Today's realizations: it's a lot harder to write a baby blog because
1.Babies bring up a lot of emotions in people
2.Many people think that they way they choose to believe is the right/perfect/best/only way to raise a child and their experiences make them "experts" on the matter(learned that when my post about bright baby books got someone's panties in a knot today-geesh-it's just cute books!!!)
3. With this blog I'm revealing more of myself than I ever have before. I'm not hiding behind my pretty pictures of flowers...I'm just being me and it's weird sometimes.
so some pretty fun things are happening around here. The baby (Asa?) is moving a lot these days-and kicks are becoming quite visible from the outside. Sometimes they are what I consider to be "gigantic" and it's pretty great when James gets to see or feel those ones. His reactions are always over the top, which I quite appreciate. It makes me excited to see our baby...how will James react then?
I'm heading back home to California to visit family and when I get back, we start our birthing class! That is so crazy to me, time is flying by. Early in my pregnancy I read a lot of birth stories and a lot about labor, but the past two months I've sort of not focused any attention on it. I'm looking forward to learning techniques and meeting other soon to be parents.
Thanks for the comments (and really sweet emails!) on this post. I'm so glad that there were many who could relate. I know this too shall pass...and actually, just getting it out there made me feel about 1,000x better about it.
Anyway, how's that for a random mess of a post, huh?
Oh well, at least for now I can blame the hormones for my randomness.... :D
So here I am, six months pregnant and not too many posts to show for it.
I thought I would love blogging my personal thoughts and feelings while pregnant, but boy was I wrong.
Obviously hormones are raging through me which makes my already sensitive self that much more sensitive and that isn't all bad. I'm finding myself laughing a lot more and it's been easier to ignore things that used to annoy me. Yes, I can cry a lot easier, too. But that's usually the good, sappy kind of crying-like when you watch a really great movie or hear a story of love reunited.

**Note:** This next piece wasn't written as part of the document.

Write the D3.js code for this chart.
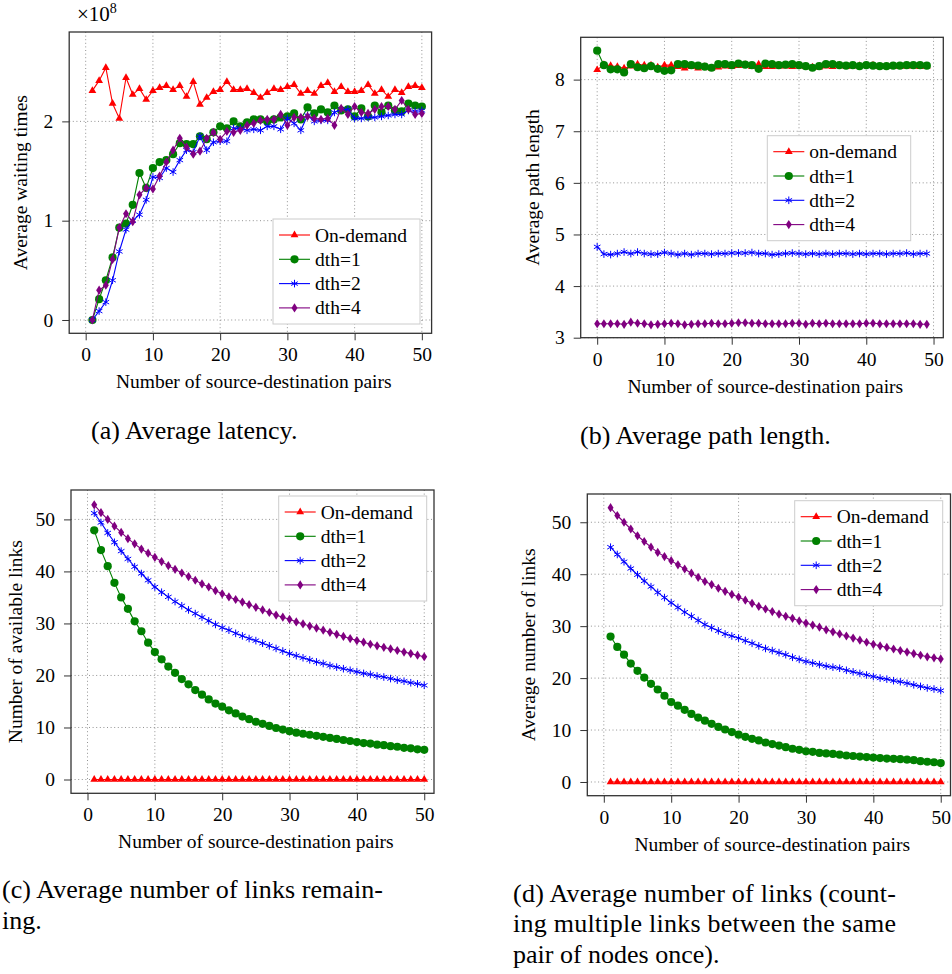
<!DOCTYPE html>
<html>
<head>
<meta charset="utf-8">
<script src="https://cdn.jsdelivr.net/npm/d3@7"></script>
<style>
  body { margin: 0; background: #fff; }
  svg text { font-family: "Liberation Serif", "Times New Roman", serif; fill: #000; }
</style>
</head>
<body>
<svg id="fig" width="952" height="974"></svg>
<script>
// x values
const pairs = d3.range(1, 51);        // 1..50 (panels a, c, d)
const pairsB = d3.range(0, 50);       // 0..49 (panel b)
const xTicks = [0, 10, 20, 30, 40, 50];

// (a) average waiting times, in units of 1e8
const waitOnDemand = [2.31,2.41,2.54,2.18,2.03,2.44,2.27,2.33,2.22,2.31,2.34,2.36,2.32,2.36,2.25,2.40,2.17,2.24,2.30,2.32,2.40,2.32,2.32,2.33,2.29,2.24,2.29,2.33,2.32,2.35,2.37,2.28,2.31,2.28,2.36,2.39,2.30,2.35,2.30,2.30,2.31,2.37,2.28,2.32,2.25,2.32,2.29,2.35,2.36,2.34];
const waitDth1 = [0.00,0.21,0.40,0.63,0.93,0.97,1.16,1.48,1.33,1.53,1.59,1.61,1.67,1.78,1.77,1.77,1.85,1.82,1.89,1.95,1.93,2.00,1.95,1.99,2.02,2.02,2.00,2.02,2.04,2.05,2.08,2.02,2.14,2.08,2.12,2.09,2.16,2.11,2.12,2.05,2.13,2.05,2.16,2.09,2.16,2.11,2.10,2.18,2.16,2.15];
const waitDth2 = [0.00,0.09,0.18,0.40,0.69,0.91,1.00,1.06,1.21,1.44,1.43,1.53,1.49,1.61,1.71,1.69,1.85,1.71,1.79,1.80,1.80,1.93,1.93,1.91,1.92,1.91,1.95,1.95,1.92,2.03,1.98,1.91,2.06,2.00,2.01,2.01,2.09,2.12,2.12,2.03,2.03,2.04,2.04,2.05,2.06,2.07,2.07,2.11,2.10,2.11];
const waitDth4 = [0.00,0.30,0.35,0.61,0.93,1.07,0.99,1.26,1.33,1.32,1.45,1.59,1.71,1.83,1.74,1.67,1.70,1.83,1.89,1.82,1.90,1.89,1.91,1.96,1.98,2.01,2.02,2.02,2.07,1.96,2.04,2.04,2.05,2.03,2.02,2.03,1.96,2.13,2.07,2.15,2.09,2.08,2.12,2.15,2.15,2.12,2.21,2.12,2.07,2.08];

// (b) average path length
const pathOnDemand = [8.19,8.29,8.27,8.25,8.22,8.26,8.30,8.28,8.28,8.24,8.28,8.28,8.25,8.22,8.25,8.22,8.25,8.22,8.24,8.26,8.25,8.27,8.29,8.25,8.30,8.25,8.25,8.26,8.26,8.25,8.26,8.25,8.24,8.24,8.26,8.25,8.28,8.25,8.26,8.27,8.27,8.28,8.25,8.25,8.26,8.25,8.26,8.26,8.25,8.26];
const pathDth1 = [8.56,8.28,8.20,8.20,8.14,8.30,8.24,8.22,8.26,8.21,8.17,8.18,8.30,8.30,8.28,8.27,8.25,8.23,8.30,8.30,8.28,8.31,8.29,8.28,8.21,8.31,8.30,8.28,8.29,8.30,8.28,8.26,8.23,8.26,8.30,8.30,8.28,8.27,8.28,8.26,8.28,8.27,8.26,8.26,8.27,8.27,8.28,8.28,8.28,8.27];
const pathDth2 = [4.76,4.62,4.61,4.63,4.66,4.63,4.66,4.63,4.62,4.62,4.65,4.63,4.61,4.63,4.61,4.63,4.63,4.62,4.63,4.63,4.64,4.64,4.64,4.65,4.63,4.63,4.61,4.62,4.63,4.64,4.63,4.62,4.63,4.62,4.63,4.62,4.63,4.63,4.62,4.63,4.62,4.63,4.63,4.62,4.63,4.63,4.64,4.62,4.63,4.63];
const pathDth4 = [3.27,3.27,3.27,3.27,3.26,3.30,3.28,3.27,3.25,3.26,3.27,3.28,3.27,3.25,3.26,3.27,3.27,3.28,3.27,3.27,3.28,3.29,3.29,3.28,3.28,3.27,3.27,3.27,3.27,3.28,3.28,3.26,3.28,3.27,3.28,3.27,3.27,3.27,3.27,3.27,3.28,3.28,3.27,3.27,3.27,3.27,3.27,3.27,3.26,3.26];

// (c) number of available links
const availOnDemand = [0,0,0,0,0,0,0,0,0,0,0,0,0,0,0,0,0,0,0,0,0,0,0,0,0,0,0,0,0,0,0,0,0,0,0,0,0,0,0,0,0,0,0,0,0,0,0,0,0,0];
const availDth1 = [47.9,44.1,41.0,37.8,35.0,32.8,30.4,28.5,26.3,24.5,23.1,21.7,20.5,19.3,18.3,17.2,16.3,15.4,14.6,14.0,13.3,12.7,12.1,11.6,11.1,10.7,10.3,9.9,9.6,9.3,9.0,8.8,8.6,8.4,8.2,8.0,7.8,7.6,7.4,7.2,7.0,6.9,6.7,6.6,6.4,6.3,6.1,6.0,5.8,5.7];
const availDth2 = [51.2,49.4,47.4,45.6,43.9,42.4,40.9,39.6,38.3,37.0,36.0,35.1,34.2,33.4,32.6,31.9,31.2,30.5,29.8,29.2,28.7,28.1,27.6,27.1,26.7,26.2,25.7,25.2,24.7,24.2,23.8,23.4,23.0,22.6,22.3,21.9,21.6,21.3,21.0,20.7,20.4,20.2,19.9,19.7,19.4,19.1,18.9,18.6,18.4,18.1];
const availDth4 = [52.8,51.3,50.0,48.7,47.5,46.3,45.3,44.3,43.5,42.7,41.9,41.1,40.4,39.7,39.0,38.3,37.6,37.0,36.3,35.7,35.1,34.6,34.1,33.6,33.1,32.6,32.1,31.6,31.2,30.8,30.3,29.9,29.5,29.1,28.7,28.3,27.9,27.5,27.1,26.7,26.4,26.0,25.7,25.4,25.1,24.8,24.5,24.2,23.9,23.6];

// (d) average number of links
const linksOnDemand = [0,0,0,0,0,0,0,0,0,0,0,0,0,0,0,0,0,0,0,0,0,0,0,0,0,0,0,0,0,0,0,0,0,0,0,0,0,0,0,0,0,0,0,0,0,0,0,0,0,0];
const linksDth1 = [28.0,26.0,24.5,22.8,21.4,20.1,18.9,17.8,16.6,15.4,14.7,13.9,13.1,12.4,11.8,11.2,10.6,10.1,9.6,9.1,8.7,8.3,8.0,7.6,7.3,7.0,6.7,6.4,6.2,5.9,5.8,5.6,5.5,5.4,5.25,5.1,5.0,4.9,4.8,4.7,4.6,4.5,4.45,4.4,4.3,4.2,4.0,3.9,3.8,3.65];
const linksDth2 = [45.2,43.8,42.4,41.1,39.9,38.7,37.6,36.5,35.5,34.5,33.6,32.7,31.9,31.1,30.3,29.7,29.1,28.5,28.1,27.7,27.2,26.7,26.2,25.7,25.3,24.9,24.5,24.0,23.6,23.2,22.9,22.6,22.3,22.1,21.9,21.5,21.2,20.9,20.6,20.3,20.0,19.8,19.5,19.3,19.0,18.7,18.4,18.1,17.9,17.6];
const linksDth4 = [52.8,51.3,50.0,48.7,47.4,46.3,45.2,44.2,43.4,42.6,41.8,41.0,40.2,39.4,38.6,38.0,37.3,36.7,36.1,35.6,35.0,34.4,33.8,33.3,32.8,32.3,31.9,31.5,31.0,30.6,30.2,29.8,29.3,28.9,28.5,28.1,27.7,27.3,26.9,26.5,26.2,25.9,25.6,25.3,25.0,24.7,24.4,24.1,23.9,23.7];

const seriesNames = ["On-demand", "dth=1", "dth=2", "dth=4"];
const seriesNamesB = ["on-demand", "dth=1", "dth=2", "dth=4"];
const colors = ["#ff0000", "#008000", "#0000ff", "#800080"];
const markers = ["triangle", "circle", "asterisk", "diamond"];

const svg = d3.select("#fig");
const FS = 19.5;

function drawMarker(sel, type, color) {
  if (type === "circle") {
    sel.append("circle").attr("r", 4.1).attr("fill", color);
  } else if (type === "triangle") {
    sel.append("path").attr("d", "M0,-4.4L3.9,2.3L-3.9,2.3Z").attr("fill", color);
  } else if (type === "diamond") {
    sel.append("path").attr("d", "M0,-4.6L3,0L0,4.6L-3,0Z").attr("fill", color);
  } else {
    sel.append("path")
      .attr("d", "M0,-3.8L0,3.8M-3.3,-1.9L3.3,1.9M-3.3,1.9L3.3,-1.9")
      .attr("stroke", color).attr("stroke-width", 1).attr("fill", "none");
  }
}

function drawPanel(p) {
  const x = d3.scaleLinear().domain([-2.45, 51.45]).range([p.left, p.right]);
  const y = d3.scaleLinear().domain(p.yDomain).range([p.bottom, p.top]);
  const g = svg.append("g");

  // grid
  g.append("g").selectAll("line").data(xTicks).join("line")
    .attr("x1", d => x(d)).attr("x2", d => x(d))
    .attr("y1", p.top).attr("y2", p.bottom)
    .attr("stroke", "#777").attr("stroke-width", 0.8).attr("stroke-dasharray", "1,2.6");
  g.append("g").selectAll("line").data(p.yTicks).join("line")
    .attr("x1", p.left).attr("x2", p.right)
    .attr("y1", d => y(d)).attr("y2", d => y(d))
    .attr("stroke", "#777").attr("stroke-width", 0.8).attr("stroke-dasharray", "1,2.6");

  // axes, ticks outside
  const fmt = d3.format("d");
  const ax = g.append("g").attr("transform", `translate(0,${p.bottom})`)
    .call(d3.axisBottom(x).tickValues(xTicks).tickFormat(fmt).tickSize(7).tickSizeOuter(0).tickPadding(7));
  const ay = g.append("g").attr("transform", `translate(${p.left},0)`)
    .call(d3.axisLeft(y).tickValues(p.yTicks).tickFormat(fmt).tickSize(7).tickSizeOuter(0).tickPadding(9));
  [ax, ay].forEach(a => {
    a.select(".domain").remove();
    a.attr("font-family", null).attr("font-size", FS);
    a.selectAll("line").attr("stroke", "#333");
  });

  // frame
  g.append("rect").attr("x", p.left).attr("y", p.top)
    .attr("width", p.right - p.left).attr("height", p.bottom - p.top)
    .attr("fill", "none").attr("stroke", "#333").attr("stroke-width", 1.3);

  // series
  const line = d3.line().x(d => x(d[0])).y(d => y(d[1]));
  p.series.forEach((vals, k) => {
    const pts = vals.map((v, i) => [p.xs[i], v]);
    g.append("path").datum(pts).attr("d", line)
      .attr("fill", "none").attr("stroke", colors[k]).attr("stroke-width", 1.1);
    g.append("g").selectAll("g").data(pts).join("g")
      .attr("transform", d => `translate(${x(d[0])},${y(d[1])})`)
      .each(function () { drawMarker(d3.select(this), markers[k], colors[k]); });
  });

  // legend
  const lg = g.append("g").attr("transform", `translate(${p.legend[0]},${p.legend[1]})`);
  lg.append("rect").attr("width", p.legend[2]).attr("height", 105)
    .attr("fill", "#fff").attr("stroke", "#ccc").attr("stroke-width", 1);
  p.names.forEach((name, k) => {
    const row = lg.append("g").attr("transform", `translate(0,${16 + k * 24.3})`);
    row.append("line").attr("x1", 6).attr("x2", 37)
      .attr("stroke", colors[k]).attr("stroke-width", 1.1);
    drawMarker(row.append("g").attr("transform", "translate(21.5,0)"), markers[k], colors[k]);
    row.append("text").attr("x", 42).attr("y", 6.5).attr("font-size", FS).text(name);
  });

  // axis titles
  g.append("text").attr("x", (x(0) + x(50)) / 2).attr("y", p.bottom + 55)
    .attr("text-anchor", "middle").attr("font-size", FS)
    .text("Number of source-destination pairs");
  const cy = (p.top + p.bottom) / 2;
  g.append("text")
    .attr("transform", `translate(${p.yTitleX},${cy}) rotate(-90)`)
    .attr("text-anchor", "middle").attr("font-size", FS).text(p.yTitle);

  // caption
  p.caption.forEach((c, i) => {
    const t = g.append("text").attr("x", p.capX).attr("y", p.capY + i * 30.5)
      .attr("font-size", 26).text(c.text);
    if (c.fit) t.attr("textLength", c.fit).attr("lengthAdjust", "spacing");
  });
}

drawPanel({
  left: 69.2, right: 431.6, top: 32, bottom: 333.3,
  yDomain: [-0.134, 2.9], yTicks: [0, 1, 2], xs: pairs,
  series: [waitOnDemand, waitDth1, waitDth2, waitDth4], names: seriesNames,
  legend: [273, 219, 147],
  yTitle: "Average waiting times", yTitleX: 27,
  caption: [{ text: "(a) Average latency." }], capX: 91, capY: 439
});
drawPanel({
  left: 580.7, right: 943.3, top: 37.3, bottom: 337.7,
  yDomain: [3, 8.82], yTicks: [3, 4, 5, 6, 7, 8], xs: pairsB,
  series: [pathOnDemand, pathDth1, pathDth2, pathDth4], names: seriesNamesB,
  legend: [767.3, 135.7, 143.4],
  yTitle: "Average path length", yTitleX: 538.5,
  caption: [{ text: "(b) Average path length." }], capX: 580, capY: 444
});
drawPanel({
  left: 71, right: 434, top: 490, bottom: 793.3,
  yDomain: [-2.65, 55.65], yTicks: [0, 10, 20, 30, 40, 50], xs: pairs,
  series: [availOnDemand, availDth1, availDth2, availDth4], names: seriesNames,
  legend: [278.7, 496, 148],
  yTitle: "Number of available links", yTitleX: 22,
  caption: [{ text: "(c) Average number of links remain-", fit: 381 }, { text: "ing." }],
  capX: 2, capY: 898
});
drawPanel({
  left: 587.3, right: 950.5, top: 494, bottom: 795.7,
  yDomain: [-2.64, 55.44], yTicks: [0, 10, 20, 30, 40, 50], xs: pairs,
  series: [linksOnDemand, linksDth1, linksDth2, linksDth4], names: seriesNames,
  legend: [794.7, 500.7, 148],
  yTitle: "Average number of links", yTitleX: 535,
  caption: [{ text: "(d) Average number of links (count-", fit: 383 },
            { text: "ing multiple links between the same", fit: 383 },
            { text: "pair of nodes once)." }],
  capX: 513, capY: 901.5
});

// multiplier label of panel (a)
const mult = svg.append("text").attr("x", 77).attr("y", 20.5).attr("font-size", 21);
mult.append("tspan").text("×10");
mult.append("tspan").attr("dy", -8).attr("font-size", 14).text("8");
</script>
</body>
</html>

One sort of strange thing that's happening though is that I'm developing a hatred towards my growing body. I'm aware this isn't ideal. I'm aware many women say "embrace those curves". I'm aware many women love being pregnant and it's the happiest time of their lives. I'm aware of this. But that doesn't mean my pregnancy is the same as their's and it doesn't mean I can force myself to feel a certain way. I have never been this big in my life and I feel as though my body may just explode. I'm awkward, flabby and have lost the little muscle tone I once had. I look in the mirror and see a person who I do not know staring back at me.
I walk everyday, I swim most every day and take the stairs (yup that's three flights every time) but still feel ginormous. I look to the next three months with happiness-I'm so excited to meet little Asa-but also with a tinge of terror...how can my body support any more of this weight?
The funny thing is, I am not and have never been a person who found her self worth in her body. I have crooked teeth, an awkward smile, dopey hair and a lack of athletic skill. It's not like I cared much about my outward apperance before being pregnant. I think this is why these feelings are so strange and unexpected for me.
On top of these feelings is layered a heavy amount of guilt. Why can't I just eat less? Why can't I just be happy with it? Why am I inwardly complaining when so many women would give their right leg to be pregnant? Yep, all these thoughts come up, too.
I don't want anyone to think I'm swimming in a sea of bad thoughts, most of the time I am pretty happy. I'd just thought I'd share in case anyone out there felt the same. And if so-well, you are not alone, my friend.
So as I continue in this space...you probably won't notice too many "pregnancy" posts. I figure-try to focus on the positive, the end result, right?